Use "tensorised-Pauli decomposition" in `SparsePauliOp.from_operator` #11133

jakelishman · 2023-10-27T15:53:32Z

Summary

This switches the implementation of SparsePauliOp.from_operator to the "tensorised-Pauli decomposition" described in https://arxiv.org/abs/2310.13421.

This initial implementation is a relatively naive implementation of the algorithm as described in the paper, with a couple of engineering improvements over the paper's accompaniment at HANTLUK/PauliDecomposition@932ce3926 (i.e. constant-factor improvements, rather than complexity improvements). This makes the "zero check" on the recursions short-circuiting, which means rather matrix elements need to be examined on average after each recursive step. Further, the constant-factor multiplication is tracked separately as a single scalar throughout the recursion to avoid a full-matrix complex multiplication at every recursive step (which is approximately six real-floating-point operations per complex multiplication).

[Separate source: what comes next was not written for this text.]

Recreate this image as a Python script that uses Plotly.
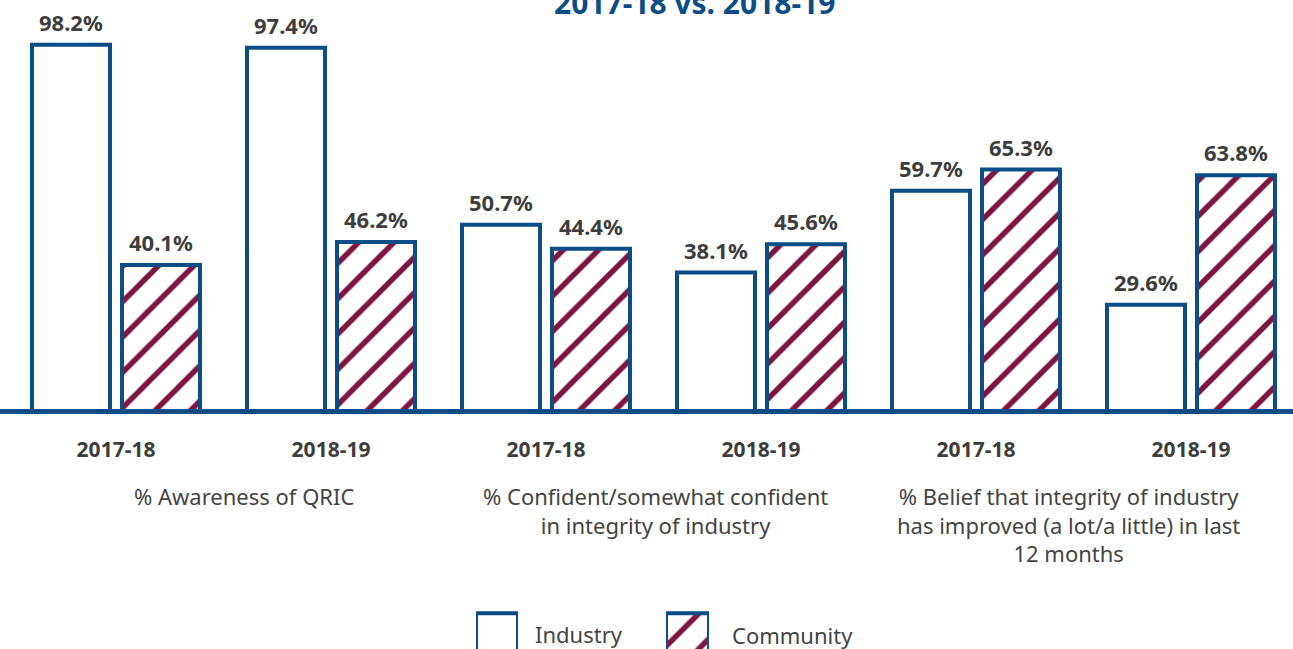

There is plenty of space in this implementation to reduce internal memory allocations by reusing swap space, and to dispatch the different components of the decomposition to threaded workers. Effective threading is more non-trivial, as a typical operator will have structure that could be exploiting to more optimally dispatch the threads. These can be investigated later.

Details and comments

Timing using the script (IPython because I'm lazy about doing manual timeit):

import numpy as np
from qiskit.quantum_info import SparsePauliOp, Operator
from TensorizedPauliDecomposition import PauliDecomposition


def random_op(num_qubits, rng):
    size = 1 << num_qubits
    out = np.empty((size, size), dtype=complex)
    out.real = rng.random((size, size))
    out.imag = rng.random((size, size))
    return Operator(out)


ns = list(range(1, 11))

qiskit = []
rng = np.random.default_rng(0)
for n in ns:
    op = random_op(n, rng)
    result = %timeit -o SparsePauliOp.from_operator(op)
    qiskit.append(result.best)

paper = []
rng = np.random.default_rng(0)
for n in ns:
    op = random_op(n, rng).data
    result = %timeit -o PauliDecomposition(op)
    paper.append(result.best)

I got these results:

where in the num_qubits=10 case, this PR's time is 217ms vs the paper's 13.2s. Some of that will be Rust vs Python, but my version will also allocate fewer matrices and has drastically smaller constant factors on each recursive step via avoiding matrix-long complex multiplications. This means that this PR's version is doing $2 \times 4^{\text{num qubits}}$ floating-point addition/subtractions for the recursive step at a size of num_qubits, whereas the paper is doing that, plus $4 \times 4^{\text{num qubits}}$ complex multiplications, where each complex multiplication is approximately 6 real floating-point operations in non-SIMD code, though Numpy will have that optimised via its runtime-CPU-feature dispatch to be much more efficient.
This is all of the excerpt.